RECORDED DATA:
--- start ---

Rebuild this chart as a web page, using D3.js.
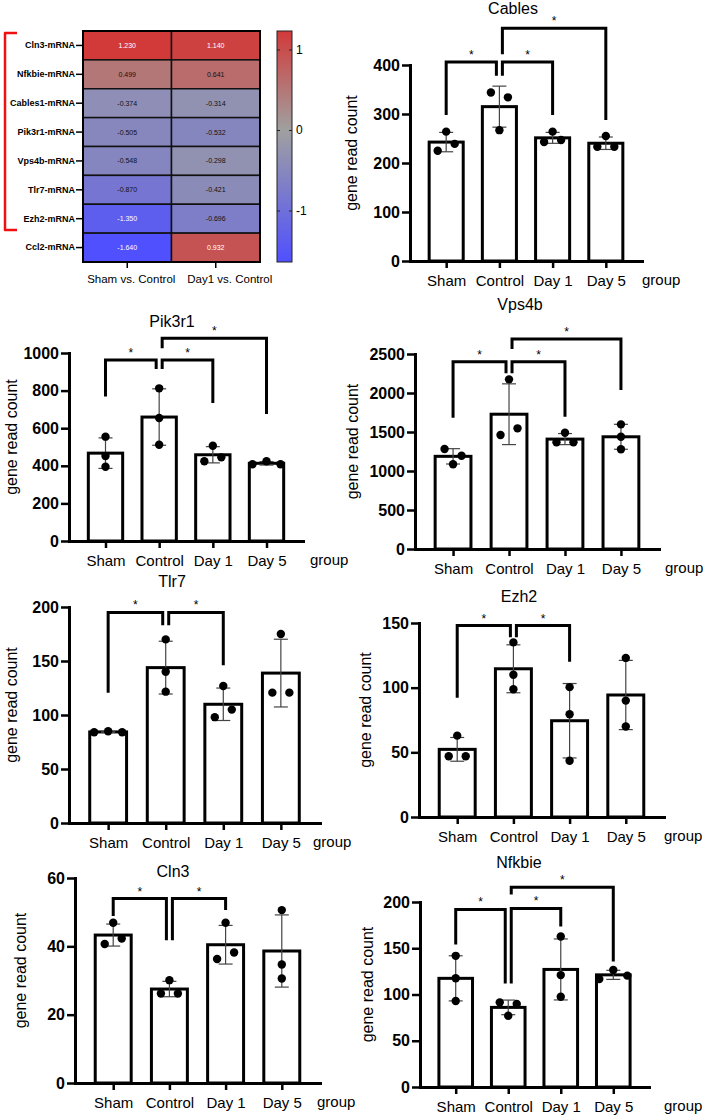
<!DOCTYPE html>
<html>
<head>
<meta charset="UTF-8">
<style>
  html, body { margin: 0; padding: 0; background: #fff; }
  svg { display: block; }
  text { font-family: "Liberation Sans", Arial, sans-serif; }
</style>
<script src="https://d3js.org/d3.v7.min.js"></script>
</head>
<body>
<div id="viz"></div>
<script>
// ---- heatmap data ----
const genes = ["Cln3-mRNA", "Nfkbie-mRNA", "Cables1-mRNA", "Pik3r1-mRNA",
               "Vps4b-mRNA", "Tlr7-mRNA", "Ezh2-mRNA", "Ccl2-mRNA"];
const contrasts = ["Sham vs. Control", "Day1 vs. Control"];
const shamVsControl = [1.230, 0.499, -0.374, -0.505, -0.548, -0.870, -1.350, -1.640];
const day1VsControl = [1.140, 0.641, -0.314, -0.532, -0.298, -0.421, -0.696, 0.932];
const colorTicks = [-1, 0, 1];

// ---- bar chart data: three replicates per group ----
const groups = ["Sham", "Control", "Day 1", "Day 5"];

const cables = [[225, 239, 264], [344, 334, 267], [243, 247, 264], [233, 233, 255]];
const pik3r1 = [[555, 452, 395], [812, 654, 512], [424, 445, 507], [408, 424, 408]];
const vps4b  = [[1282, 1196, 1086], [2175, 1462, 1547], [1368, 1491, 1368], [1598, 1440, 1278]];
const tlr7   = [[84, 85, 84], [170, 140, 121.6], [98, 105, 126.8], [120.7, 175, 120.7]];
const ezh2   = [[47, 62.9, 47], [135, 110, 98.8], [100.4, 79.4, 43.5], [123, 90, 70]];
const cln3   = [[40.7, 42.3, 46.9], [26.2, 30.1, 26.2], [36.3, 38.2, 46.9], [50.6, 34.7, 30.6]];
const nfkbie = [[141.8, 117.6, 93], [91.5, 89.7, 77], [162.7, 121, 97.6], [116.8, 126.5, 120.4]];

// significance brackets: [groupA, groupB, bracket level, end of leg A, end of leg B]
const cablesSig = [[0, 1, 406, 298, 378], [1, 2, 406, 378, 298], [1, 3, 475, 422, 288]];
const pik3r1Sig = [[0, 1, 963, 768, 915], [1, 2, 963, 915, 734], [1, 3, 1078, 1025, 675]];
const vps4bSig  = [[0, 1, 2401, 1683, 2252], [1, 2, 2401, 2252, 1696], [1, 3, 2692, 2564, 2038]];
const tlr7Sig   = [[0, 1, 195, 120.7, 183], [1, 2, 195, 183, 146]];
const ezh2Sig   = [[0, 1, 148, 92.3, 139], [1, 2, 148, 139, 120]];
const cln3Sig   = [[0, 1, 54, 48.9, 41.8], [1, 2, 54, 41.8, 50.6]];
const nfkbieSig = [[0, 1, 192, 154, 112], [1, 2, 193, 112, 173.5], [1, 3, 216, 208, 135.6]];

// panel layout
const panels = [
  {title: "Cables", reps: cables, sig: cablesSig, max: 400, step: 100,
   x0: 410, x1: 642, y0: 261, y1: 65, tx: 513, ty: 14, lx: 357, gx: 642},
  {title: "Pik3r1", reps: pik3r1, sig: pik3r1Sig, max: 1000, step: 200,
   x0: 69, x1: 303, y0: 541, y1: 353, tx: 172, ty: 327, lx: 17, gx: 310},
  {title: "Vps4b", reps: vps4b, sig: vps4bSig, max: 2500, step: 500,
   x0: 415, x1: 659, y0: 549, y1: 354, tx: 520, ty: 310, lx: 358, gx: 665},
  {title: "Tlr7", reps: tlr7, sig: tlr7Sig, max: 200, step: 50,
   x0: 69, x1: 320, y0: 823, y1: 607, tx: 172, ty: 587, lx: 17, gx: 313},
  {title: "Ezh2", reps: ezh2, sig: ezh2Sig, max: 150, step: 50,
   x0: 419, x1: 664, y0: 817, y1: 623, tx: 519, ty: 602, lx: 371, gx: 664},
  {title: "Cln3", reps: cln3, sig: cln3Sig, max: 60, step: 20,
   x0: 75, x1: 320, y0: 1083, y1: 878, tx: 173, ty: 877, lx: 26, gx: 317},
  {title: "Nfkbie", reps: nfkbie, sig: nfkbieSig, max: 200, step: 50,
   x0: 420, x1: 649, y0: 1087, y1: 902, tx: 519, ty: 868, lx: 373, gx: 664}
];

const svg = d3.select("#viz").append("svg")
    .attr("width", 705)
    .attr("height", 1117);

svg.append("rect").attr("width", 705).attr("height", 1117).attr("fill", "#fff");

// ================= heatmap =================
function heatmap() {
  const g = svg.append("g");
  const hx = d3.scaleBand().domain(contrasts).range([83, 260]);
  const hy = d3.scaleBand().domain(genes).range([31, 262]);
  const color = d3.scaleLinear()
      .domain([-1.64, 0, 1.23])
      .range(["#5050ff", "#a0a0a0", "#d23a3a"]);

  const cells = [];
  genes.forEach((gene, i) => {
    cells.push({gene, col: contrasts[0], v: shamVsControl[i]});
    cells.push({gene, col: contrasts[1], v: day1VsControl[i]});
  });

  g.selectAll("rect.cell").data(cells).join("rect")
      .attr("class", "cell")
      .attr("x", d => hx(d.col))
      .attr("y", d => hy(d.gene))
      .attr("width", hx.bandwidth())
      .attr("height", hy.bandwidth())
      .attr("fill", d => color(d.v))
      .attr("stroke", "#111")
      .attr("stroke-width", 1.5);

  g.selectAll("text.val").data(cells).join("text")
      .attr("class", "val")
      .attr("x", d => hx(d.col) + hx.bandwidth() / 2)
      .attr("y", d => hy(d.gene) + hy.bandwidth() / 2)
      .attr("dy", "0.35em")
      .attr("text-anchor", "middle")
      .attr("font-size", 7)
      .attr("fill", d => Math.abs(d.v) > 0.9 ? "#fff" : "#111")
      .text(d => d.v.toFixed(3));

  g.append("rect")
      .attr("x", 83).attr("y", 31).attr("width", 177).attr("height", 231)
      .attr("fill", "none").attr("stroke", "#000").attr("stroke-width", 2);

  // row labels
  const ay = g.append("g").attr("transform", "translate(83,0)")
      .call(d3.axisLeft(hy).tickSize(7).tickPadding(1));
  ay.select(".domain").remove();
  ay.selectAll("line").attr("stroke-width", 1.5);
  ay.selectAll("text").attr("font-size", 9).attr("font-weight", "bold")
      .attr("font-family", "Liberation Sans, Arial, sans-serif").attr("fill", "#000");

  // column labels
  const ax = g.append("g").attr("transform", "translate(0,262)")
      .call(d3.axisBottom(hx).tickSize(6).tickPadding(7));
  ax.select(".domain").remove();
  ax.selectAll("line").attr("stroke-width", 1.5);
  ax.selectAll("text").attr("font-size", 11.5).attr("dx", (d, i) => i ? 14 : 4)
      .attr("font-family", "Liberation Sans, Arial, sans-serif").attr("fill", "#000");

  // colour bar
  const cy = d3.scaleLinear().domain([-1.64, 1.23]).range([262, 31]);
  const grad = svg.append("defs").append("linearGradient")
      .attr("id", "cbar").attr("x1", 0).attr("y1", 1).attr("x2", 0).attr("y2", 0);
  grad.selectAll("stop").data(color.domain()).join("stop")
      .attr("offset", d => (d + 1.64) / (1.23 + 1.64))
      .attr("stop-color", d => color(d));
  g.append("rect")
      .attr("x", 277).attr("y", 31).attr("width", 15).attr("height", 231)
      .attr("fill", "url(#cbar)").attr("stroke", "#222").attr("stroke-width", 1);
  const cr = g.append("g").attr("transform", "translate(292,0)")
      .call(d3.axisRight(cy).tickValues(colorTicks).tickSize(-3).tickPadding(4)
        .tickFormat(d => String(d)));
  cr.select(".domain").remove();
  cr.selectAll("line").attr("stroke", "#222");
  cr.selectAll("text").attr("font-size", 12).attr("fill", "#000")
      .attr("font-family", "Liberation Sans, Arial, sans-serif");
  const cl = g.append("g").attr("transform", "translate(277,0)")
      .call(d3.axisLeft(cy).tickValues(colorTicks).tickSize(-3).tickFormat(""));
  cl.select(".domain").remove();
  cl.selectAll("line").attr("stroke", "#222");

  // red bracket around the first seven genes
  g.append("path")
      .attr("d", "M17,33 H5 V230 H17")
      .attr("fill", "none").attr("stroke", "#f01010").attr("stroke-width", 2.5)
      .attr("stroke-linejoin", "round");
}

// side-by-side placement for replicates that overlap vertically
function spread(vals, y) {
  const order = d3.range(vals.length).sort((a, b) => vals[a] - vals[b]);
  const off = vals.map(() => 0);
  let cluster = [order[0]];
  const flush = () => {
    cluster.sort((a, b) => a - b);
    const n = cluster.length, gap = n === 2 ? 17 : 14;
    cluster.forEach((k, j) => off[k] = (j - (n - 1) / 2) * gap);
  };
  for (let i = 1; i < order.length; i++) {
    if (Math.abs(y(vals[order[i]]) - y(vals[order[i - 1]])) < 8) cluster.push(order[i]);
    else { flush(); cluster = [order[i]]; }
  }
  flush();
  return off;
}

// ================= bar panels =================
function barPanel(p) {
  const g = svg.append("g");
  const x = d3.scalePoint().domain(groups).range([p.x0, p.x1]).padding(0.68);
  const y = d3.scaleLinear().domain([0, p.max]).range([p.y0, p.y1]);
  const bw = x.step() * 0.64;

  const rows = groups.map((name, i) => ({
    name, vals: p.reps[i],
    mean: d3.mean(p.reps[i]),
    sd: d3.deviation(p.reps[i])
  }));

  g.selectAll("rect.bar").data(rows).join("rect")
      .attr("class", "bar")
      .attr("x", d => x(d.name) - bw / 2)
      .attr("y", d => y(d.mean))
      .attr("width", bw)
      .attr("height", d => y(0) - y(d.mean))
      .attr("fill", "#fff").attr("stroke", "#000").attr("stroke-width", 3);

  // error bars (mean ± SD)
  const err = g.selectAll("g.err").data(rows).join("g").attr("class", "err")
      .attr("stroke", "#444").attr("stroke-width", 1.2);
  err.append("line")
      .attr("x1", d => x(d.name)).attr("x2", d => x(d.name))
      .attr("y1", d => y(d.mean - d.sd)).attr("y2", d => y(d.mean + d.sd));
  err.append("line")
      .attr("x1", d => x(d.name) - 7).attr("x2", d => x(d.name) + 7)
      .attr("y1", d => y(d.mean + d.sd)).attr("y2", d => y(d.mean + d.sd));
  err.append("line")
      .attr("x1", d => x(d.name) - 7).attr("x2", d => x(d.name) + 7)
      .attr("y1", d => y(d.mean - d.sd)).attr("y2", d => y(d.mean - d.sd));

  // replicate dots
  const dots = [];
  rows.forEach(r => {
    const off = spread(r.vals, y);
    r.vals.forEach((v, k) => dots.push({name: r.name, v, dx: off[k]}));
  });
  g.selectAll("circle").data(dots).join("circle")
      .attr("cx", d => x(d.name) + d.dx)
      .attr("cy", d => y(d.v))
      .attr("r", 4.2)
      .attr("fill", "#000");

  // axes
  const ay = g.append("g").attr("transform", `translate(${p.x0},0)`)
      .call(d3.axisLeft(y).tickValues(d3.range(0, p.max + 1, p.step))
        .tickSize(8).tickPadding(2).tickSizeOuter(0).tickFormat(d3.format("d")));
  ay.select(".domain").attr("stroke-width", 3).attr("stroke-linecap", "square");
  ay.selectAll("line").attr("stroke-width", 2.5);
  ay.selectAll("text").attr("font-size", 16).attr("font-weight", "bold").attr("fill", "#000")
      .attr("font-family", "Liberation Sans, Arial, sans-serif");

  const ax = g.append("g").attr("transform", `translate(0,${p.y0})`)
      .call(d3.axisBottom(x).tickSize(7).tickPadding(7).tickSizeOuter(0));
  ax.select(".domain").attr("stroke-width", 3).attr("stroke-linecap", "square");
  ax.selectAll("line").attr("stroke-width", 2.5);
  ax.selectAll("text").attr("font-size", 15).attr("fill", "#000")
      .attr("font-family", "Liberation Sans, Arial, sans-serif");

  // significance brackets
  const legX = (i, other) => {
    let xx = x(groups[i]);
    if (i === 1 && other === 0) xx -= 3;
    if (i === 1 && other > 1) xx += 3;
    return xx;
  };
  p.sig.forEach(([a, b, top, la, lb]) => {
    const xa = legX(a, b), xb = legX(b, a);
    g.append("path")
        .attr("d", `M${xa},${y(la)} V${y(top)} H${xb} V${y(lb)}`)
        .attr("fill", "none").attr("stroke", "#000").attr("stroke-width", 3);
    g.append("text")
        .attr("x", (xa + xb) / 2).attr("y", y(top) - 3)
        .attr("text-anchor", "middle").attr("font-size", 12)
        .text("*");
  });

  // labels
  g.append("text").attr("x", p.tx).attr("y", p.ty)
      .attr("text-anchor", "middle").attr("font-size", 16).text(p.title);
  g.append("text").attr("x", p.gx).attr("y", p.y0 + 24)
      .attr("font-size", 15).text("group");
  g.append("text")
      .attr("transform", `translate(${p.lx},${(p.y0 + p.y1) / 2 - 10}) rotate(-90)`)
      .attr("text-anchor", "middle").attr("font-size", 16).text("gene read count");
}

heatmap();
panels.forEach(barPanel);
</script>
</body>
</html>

--- end ---

INSTRUCTION:
Filter lines by "chart" and return each hit.

SOLVED PROBLEM:
Rebuild this chart as a web page, using D3.js.
// ---- bar chart data: three replicates per group ----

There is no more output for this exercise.